Primary care networks might not be able to recruit additional staff if inflation rises significantly as that money would be used to cover practices’ increased core costs, the BMA has said.
As part of the five-year GP contract, NHS England and the BMA will introduce a new ‘balancing mechanism’ to protect practices and taxpayers against ’unexpectedly large increases in inflation or partner drawings’.
This mechanism will mean that if inflation is much higher than expected, funding set aside for new primary care network staff could be used to ‘offset’ the rising costs incurred as a result of the inflation, the BMA has told Pulse.
Conversly, in the unliklier event of deflation occuring, funding will be removed from the global sum to prevent practices from receiving funding uplifts way above inflation. This money will then be added to the network staff funding pot.
GPs argue that this ‘balancing mechanism’ could leave practices and networks out of pocket.
Under the contract, networks – which practices will be paid to join – will receive 70% recurrent funding for physiotherapists, physician associates, clinical pharmacists and community paramedics and 100% funding for social prescribers.
The contract also introduced a new ‘balancing mechanism’, set to be designed this year and introduced from 2020/21.

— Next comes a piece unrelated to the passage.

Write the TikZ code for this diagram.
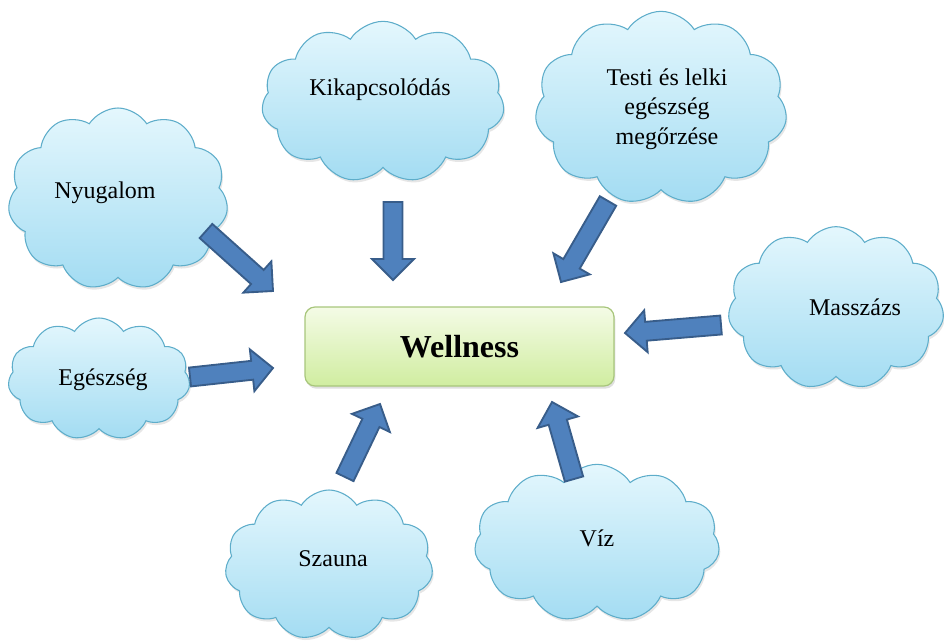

Its purpose it to – if required – ‘adjust between the practice level global sum and the network level Additional Roles Reimbursement Sum depending on levels of real terms partner NHS earnings’ in the case of high inflation or deflation.
This ‘will enable global sum adjustment equally in either direction’ and should ‘provide confidence to the profession and taxpayers alike’, according to the contract.
Speaking to Pulse, BMA GP Committee chair Dr Richard Vautrey said: ‘If there was a big rise in inflation – well above the predicted levels of inflation – then we may need to use some of the funding that is currently within the workforce envelope for the extension of teams of the primary care networks, to offset some of the new costs within practices so that practice staff are not at risk.
‘If there was a big change to the wider economy we can’t have practices vulnerable as a result of that. In this situation, we would not be able to recruit as many new members of staff as currently planned.’
‘We have committed to ensuring practices have sufficient funding in the next five years to provide their staff with pay uplifts that at least match inflation. Future practice workforce recruitment depends on being able to treat our staff fairly in comparison with peers elsewhere in the NHS,’ Dr Vautrey explained.
Addressing the reference to partner drawings, Dr Vautrey said the mechanism will be similar to what happens with the Review Body on Doctors’ and Dentists’ Remuneration (DDRB).
He said: ‘What’s happened in the past is we would take into account expenses and then make the case to the DDRB based on what we know at the time. This is quite similar to that, but it’s just anticipating any significant change.
‘If we look back in recent years, the level of inflation has always been fairly stable, but there is no guarantee that will be the case going forward.
‘This is to give confidence to all parties in signing up to a five-year deal. We have used the best available information we’ve got at the moment but if the situation changes then we need to be adaptable to that situation,’ he added.
But County Durham and Darlington LMC vice-chair Dr Kamal Sidhu argued moving some of the funding for new staff to absorb rising practice costs will impact the ability of networks to take pressure off practices.
He said: ‘Either way, the pressure will be on practices be it in form of funding or workload. It shall be a challenge to offset the expectations from primary care networks, which seems to be quite a big unknown to me.
‘There should really be a clause that the Government shall pick up some of the cost at least and it not be left to the practices who have been starved of funding for a decade now.’
Dr Vautrey said the BMA will be holding discussions with NHS England on the sof the balancing mechanism in the ‘coming months’.